Cook - Camp Campbell

YMCABoulder Creek, CA
11h$26 - $31

About The Position

The Cook is responsible for the preparation and cooking of meals and providing high quality food service. Cooks must meet applicable American Camp Association standards and County health laws in food service area. Cook works with food service team and is responsible for cleanliness and light maintenance of the camp kitchen and dining hall facilities. Work with leadership staff to ensure good communication and positive sense of community. Prepare quality food in a timely, efficient, sanitary and consistent manner.

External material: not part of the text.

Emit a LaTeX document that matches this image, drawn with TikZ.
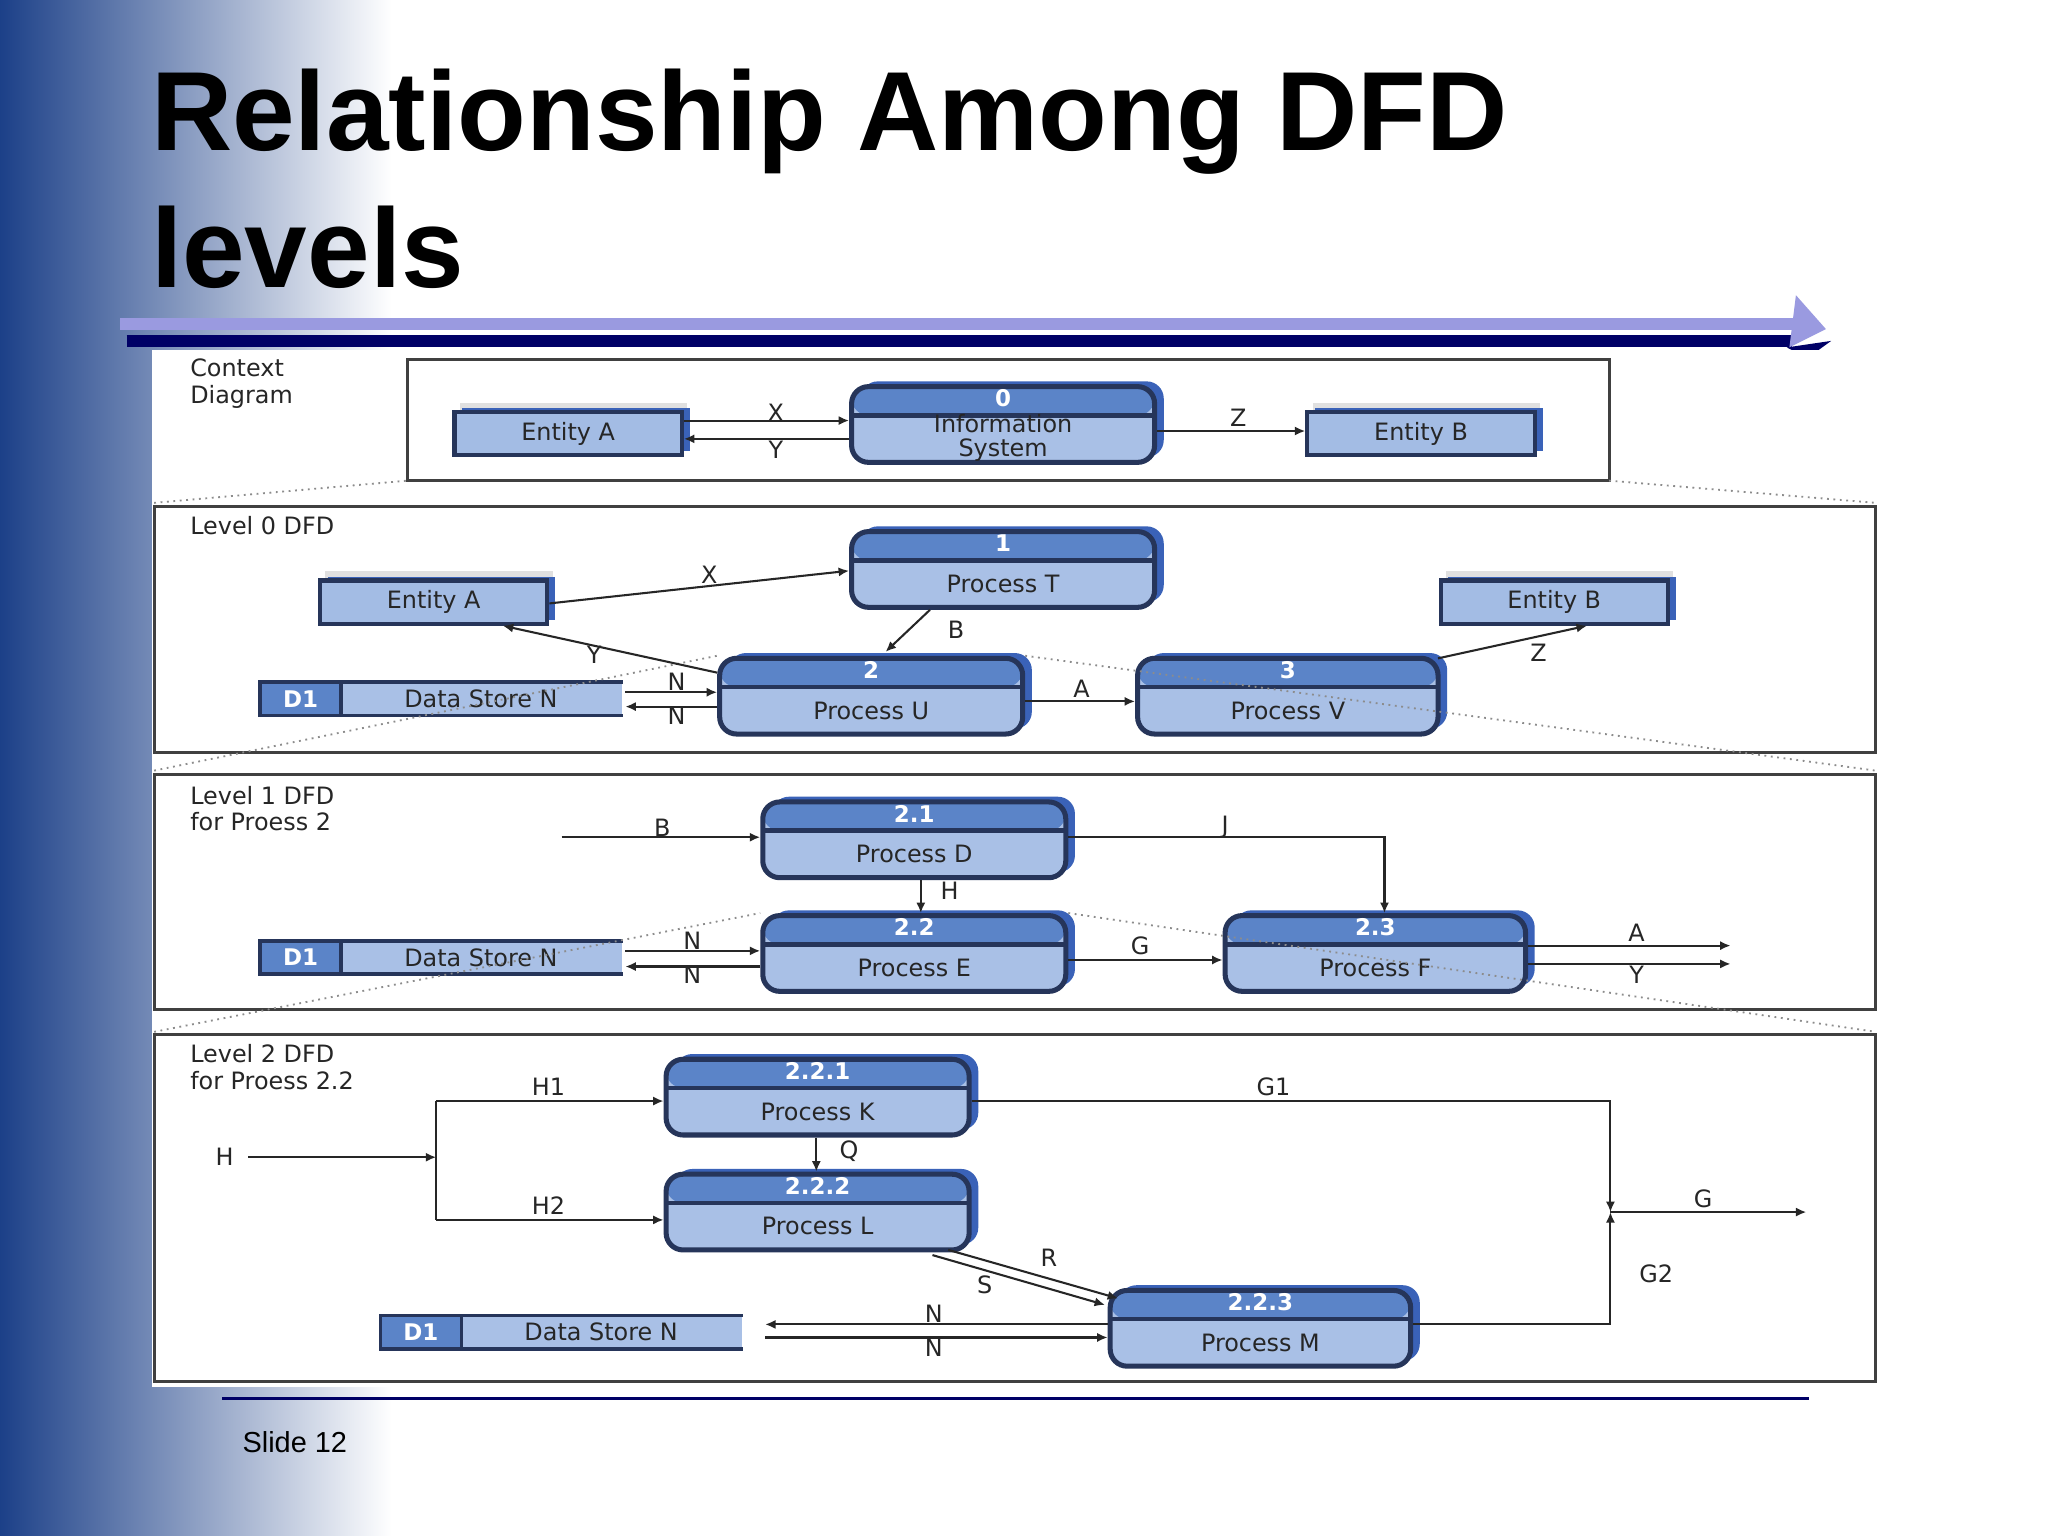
\documentclass[tikz,border=0pt]{standalone}
\usepackage{fontspec}
\setmainfont{Liberation Sans}
\newfontfamily\dfont{DejaVu Sans}
\usetikzlibrary{calc,arrows.meta}
\definecolor{bodyc}{HTML}{A9C0E6}
\definecolor{headc}{HTML}{5B84C8}
\definecolor{bordc}{HTML}{26355A}
\definecolor{shadc}{HTML}{3A62B8}
\definecolor{entc}{HTML}{A3BCE4}
\definecolor{navy}{HTML}{000066}
\definecolor{lav}{HTML}{9A9AE0}
\definecolor{leftc}{HTML}{1C4088}
\tikzset{
 procbox/.style={draw=bordc,line width=1.1pt,rounded corners=0.13cm,fill=bodyc,inner sep=0pt,
  path picture={\fill[headc] (path picture bounding box.north west) rectangle ($(path picture bounding box.north east)+(0,22)$);
   \draw[bordc,line width=1pt] ($(path picture bounding box.north west)+(0,22)$) -- ($(path picture bounding box.north east)+(0,22)$);}},
 procshadow/.style={fill=shadc,rounded corners=0.13cm,inner sep=0pt},
 entbox/.style={draw=bordc,line width=0.9pt,fill=entc,inner sep=0pt,minimum width=1.74cm,minimum height=0.33cm},
 entshadow/.style={fill=shadc,inner sep=0pt,minimum width=1.74cm,minimum height=0.33cm},
 entgray/.style={fill=black!12,inner sep=0pt,minimum width=1.74cm,minimum height=0.33cm},
 storebox/.style={fill=bodyc,inner sep=0pt,minimum width=2.76cm,minimum height=0.24cm,
  path picture={\fill[headc] (path picture bounding box.north west) rectangle ($(path picture bounding box.south west)+(62,0)$);}},
 dtxt/.style={font=\dfont\fontsize{5.2pt}{5.2pt}\selectfont,text=black!85,align=center,inner sep=0pt},
 numtxt/.style={font=\dfont\bfseries\fontsize{5pt}{6pt}\selectfont,text=white,inner sep=0pt},
 lbl/.style={font=\dfont\fontsize{5.2pt}{5.8pt}\selectfont,text=black!85,inner sep=0pt},
 flow/.style={draw=black!85,line width=0.45pt,-{Latex[length=0.08cm,width=0.07cm]}},
 secbox/.style={draw=black!75,line width=0.6pt},
 zoomline/.style={draw=black!45,densely dotted,line width=0.4pt},
}
\newcommand\proc[8]{%
 \node[procshadow,minimum width={#4*0.01cm},minimum height={#5*0.01cm}] at (#2+7,#3-4) {};
 \node[procbox,minimum width={#4*0.01cm},minimum height={#5*0.01cm}] (#1) at (#2,#3) {};
 \node[numtxt] at ($(#1.north)+(0,11)$) {#6};
 \node[dtxt] at ($(#1.center)+(0,#8)$) {#7};}
\newcommand\ent[4]{%
 \node[entgray] at (#2+4,#3-7) {};
 \node[entshadow] at (#2+6,#3-3) {};
 \node[entbox] (#1) at (#2,#3) {};
 \node[dtxt] at (#1.center) {#4};}
\newcommand\dstore[3]{%
 \node[storebox] (#1) at (#2,#3) {};
 \draw[bordc,line width=0.8pt] (#1.north east) -- (#1.north west) -- (#1.south west) -- (#1.south east);
 \draw[bordc,line width=0.8pt] ($(#1.north west)+(62,0)$) -- ($(#1.south west)+(62,0)$);
 \node[numtxt] at ($(#1.west)+(31,0)$) {D1};
 \node[dtxt] at ($(#1.west)+(169,0)$) {Data Store N};}
\begin{document}
\begin{tikzpicture}[x=0.01cm,y=-0.01cm]
\useasboundingbox (0,0) rectangle (1568,1176);
\fill[white] (0,0) rectangle (1568,1176);
\shade[left color=leftc,right color=white] (0,0) rectangle (300,1176);
% title
\node[anchor=base west,font=\bfseries\fontsize{24.5pt}{28pt}\selectfont,inner sep=0pt] (t1) at (115,115) {Relationship Among DFD};
\node[anchor=base west,font=\bfseries\fontsize{24.5pt}{28pt}\selectfont,inner sep=0pt] (t2) at (115,220) {levels};
\draw[lav,line width=0.09cm] (92,248) -- (1380,248);
\draw[navy,line width=0.09cm] (97,261) -- (1372,261);
\fill[navy] (1368,266) -- (1402,261) -- (1384,274) -- cycle;
\fill[lav] (1375,226) -- (1398,252) -- (1370,266) -- cycle;
% bottom
\draw[navy,line width=0.6pt] (170,1071) -- (1385,1071);
\node[anchor=west,font=\fontsize{6.3pt}{7pt}\selectfont,inner sep=0pt] (sl) at (185,1104) {Slide 12};
% panel
\fill[white] (116,268) rectangle (1440,1062);
% section boxes
\draw[secbox] (312,275) rectangle (1232,368);
\draw[secbox] (118,388) rectangle (1436,576);
\draw[secbox] (118,593) rectangle (1436,773);
\draw[secbox] (118,792) rectangle (1436,1058);
\node[lbl,anchor=north west,align=left] (l0) at (145,274) {Context\\Diagram};
\node[lbl,anchor=north west] (l1) at (145,395) {Level 0 DFD};
\node[lbl,anchor=north west,align=left] (l2) at (145,601) {Level 1 DFD\\for Proess 2};
\node[lbl,anchor=north west,align=left] (l3) at (145,799) {Level 2 DFD\\for Proess 2.2};
% context
\ent{cea}{435}{332}{Entity A}
\ent{ceb}{1088}{332}{Entity B}
\proc{p0}{768}{325}{232}{58}{0}{Information\\System}{10}
\draw[flow] ($(cea.east)+(0,-10)$) -- ($(p0.west)+(0,-3)$);
\draw[flow] ($(p0.west)+(0,11)$) -- ($(cea.east)+(0,4)$);
\draw[flow] ($(p0.east)+(0,5)$) -- ($(ceb.west)+(0,-2)$);
\node[lbl] at (594,316) {X};
\node[lbl] at (594,344) {Y};
\node[lbl] at (948,320) {Z};
% level 0
\ent{ea0}{332}{461}{Entity A}
\ent{eb0}{1190}{461}{Entity B}
\dstore{s0}{338}{535}
\proc{p1}{768}{436}{232}{58}{1}{Process T}{11}
\proc{p2}{667}{533}{232}{58}{2}{Process U}{11}
\proc{p3}{986}{533}{230}{58}{3}{Process V}{11}
\draw[zoomline] (118,385) -- (312,368);
\draw[zoomline] (1232,368) -- (1436,385);
\draw[zoomline] (118,590) -- (p2.north west);
\draw[zoomline] (p2.north east) -- (1436,590);
\draw[flow] ($(ea0.east)+(0,1)$) -- ($(p1.west)+(0,1)$);
\draw[flow] ($(p1.south)+(-56,0)$) -- ($(p2.north)+(11,-3)$);
\draw[flow] ($(p2.west)+(0,-18)$) -- ($(ea0.south)+(53,0)$);
\draw[flow] ($(s0.east)+(2,-5)$) -- ($(p2.west)+(0,-3)$);
\draw[flow] ($(p2.west)+(0,8)$) -- ($(s0.east)+(2,6)$);
\draw[flow] ($(p2.east)+(0,4)$) -- ($(p3.west)+(0,4)$);
\draw[flow] ($(p3.north east)+(-2,2)$) -- ($(eb0.south)+(25,0)$);
\node[lbl] at (543,440) {X};
\node[lbl] at (732,482) {B};
\node[lbl] at (455,501) {Y};
\node[lbl] at (518,522) {N};
\node[lbl] at (518,548) {N};
\node[lbl] at (828,527) {A};
\node[lbl] at (1178,500) {Z};
% level 1
\dstore{s1}{338}{733}
\proc{p21}{700}{643}{232}{58}{2.1}{Process D}{11}
\proc{p22}{700}{730}{232}{58}{2.2}{Process E}{11}
\proc{p23}{1053}{730}{230}{58}{2.3}{Process F}{11}
\draw[zoomline] (118,790) -- (p22.north west);
\draw[zoomline] (p22.north east) -- (1436,790);
\coordinate (bin) at (430,641);
\coordinate (aout) at (1325,724);
\coordinate (yout) at (1325,738);
\draw[flow] (bin) -- ($(p21.west)+(0,-2)$);
\draw[flow] ($(p21.east)+(0,-2)$) -| ($(p23.north)+(7,0)$);
\draw[flow] ($(p21.south)+(5,0)$) -- ($(p22.north)+(5,0)$);
\draw[flow] ($(s1.east)+(2,-5)$) -- ($(p22.west)+(0,-2)$);
\draw[flow] ($(p22.west)+(0,10)$) -- ($(s1.east)+(2,7)$);
\draw[flow] ($(p22.east)+(0,5)$) -- ($(p23.west)+(0,5)$);
\draw[flow] ($(p23.east)+(0,-6)$) -- (aout);
\draw[flow] ($(p23.east)+(0,8)$) -- (yout);
\node[lbl] at (507,634) {B};
\node[lbl] at (938,633) {J};
\node[lbl] at (727,682) {H};
\node[lbl] at (530,720) {N};
\node[lbl] at (530,746) {N};
\node[lbl] at (873,724) {G};
\node[lbl] at (1253,714) {A};
\node[lbl] at (1253,746) {Y};
% level 2
\dstore{s2}{430}{1020}
\proc{p221}{626}{840}{232}{58}{2.2.1}{Process K}{11}
\proc{p222}{626}{928}{232}{58}{2.2.2}{Process L}{11}
\proc{p223}{965}{1017}{230}{58}{2.2.3}{Process M}{11}
\coordinate (hs) at (190,886);
\coordinate (hj) at (334,886);
\coordinate (ht) at (334,843);
\coordinate (hb) at (334,934);
\coordinate (gj) at (1233,928);
\coordinate (gout) at (1383,928);
\draw[flow] (hs) -- (hj);
\draw[draw=black!85,line width=0.45pt] (ht) -- (hb);
\draw[flow] (ht) -- ($(p221.west)+(0,3)$);
\draw[flow] (hb) -- ($(p222.west)+(0,6)$);
\draw[flow] ($(p221.south)+(-1,0)$) -- ($(p222.north)+(-1,0)$);
\draw[flow] ($(p221.east)+(0,3)$) -| (gj);
\draw[flow] ($(p223.east)+(0,-3)$) -| (gj);
\draw[flow] (gj) -- (gout);
\draw[flow] ($(p222.south east)+(-18,-2)$) -- ($(p223.north west)+(8,8)$);
\draw[flow] ($(p222.south east)+(-30,2)$) -- ($(p223.north west)+(-2,13)$);
\draw[flow] ($(p223.west)+(0,-3)$) -- ($(s2.east)+(17,-6)$);
\draw[flow] ($(s2.east)+(17,4)$) -- ($(p223.west)+(0,7)$);
\node[lbl] at (172,886) {H};
\node[lbl] at (420,832) {H1};
\node[lbl] at (420,923) {H2};
\node[lbl] at (650,881) {Q};
\node[lbl] at (975,832) {G1};
\node[lbl] at (1268,975) {G2};
\node[lbl] at (1304,918) {G};
\node[lbl] at (803,963) {R};
\node[lbl] at (754,984) {S};
\node[lbl] at (715,1006) {N};
\node[lbl] at (715,1032) {N};
\end{tikzpicture}
\end{document}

Cooks work as a team member in a dynamic work environment.

Requirements

  • Knowledge of and experience in food preparation, cooking & serving food, valid food handler's card.
  • Excellent customer service skills.
  • Highly organized, detail oriented, and good problem solving skills.
  • The ability to follow four-week menu cycle.
  • Position requires long periods of standing and the ability to lift at least 50 pounds.
  • Must be able to work within a team atmosphere and be able to motivate and manage subordinates.
  • Must display a positive attitude towards customers and staff, willingness to help others and good communication skills.
  • Be able to work weekdays and weekends and evening work shift.
  • A State of California food service manager certificate.
  • 3-5 years' experience.

Responsibilities

  • Ability to create and modify menus as needed.
  • Ensure quality dishes are served on schedule.
  • Ability to observe and respond to critical incidents and the physical ability to act swiftly in an emergency situation.
  • Ability to prioritize work load.
  • Able to work within a team environment and be able to motivate and manage subordinates.
  • Able to stand for long periods and have the ability to life at least 50 pounds.
  • Flexible in shifts they are able to work.
  • Able to use hands and arms to handle, position, move materials, and manipulate things.
  • Collaborate with other personnel to plan and develop recipes and menus, taking into account such factors as seasonal availability of ingredients and the likely number of meals.
  • Determine production schedules and staff requirements to ensure timely delivery of meals.
  • Plan, direct, supervise and coordinate activities of workers in food preparation.
  • Monitor sanitation practices to ensure that employees follow standards and regulations.
  • Inspect supplies (quantity and quality), equipment, and work areas to ensure conformance to established standards.
  • Inventory items on hand and order or requisition food and other supplies needed to ensure efficient operation.
  • Prepare and cook foods of all types, either on a regular basis or for special guests or functions.
  • Check the quality of raw and cooked food products to ensure that standards are met.
  • Demonstrate new cooking techniques and equipment to staff.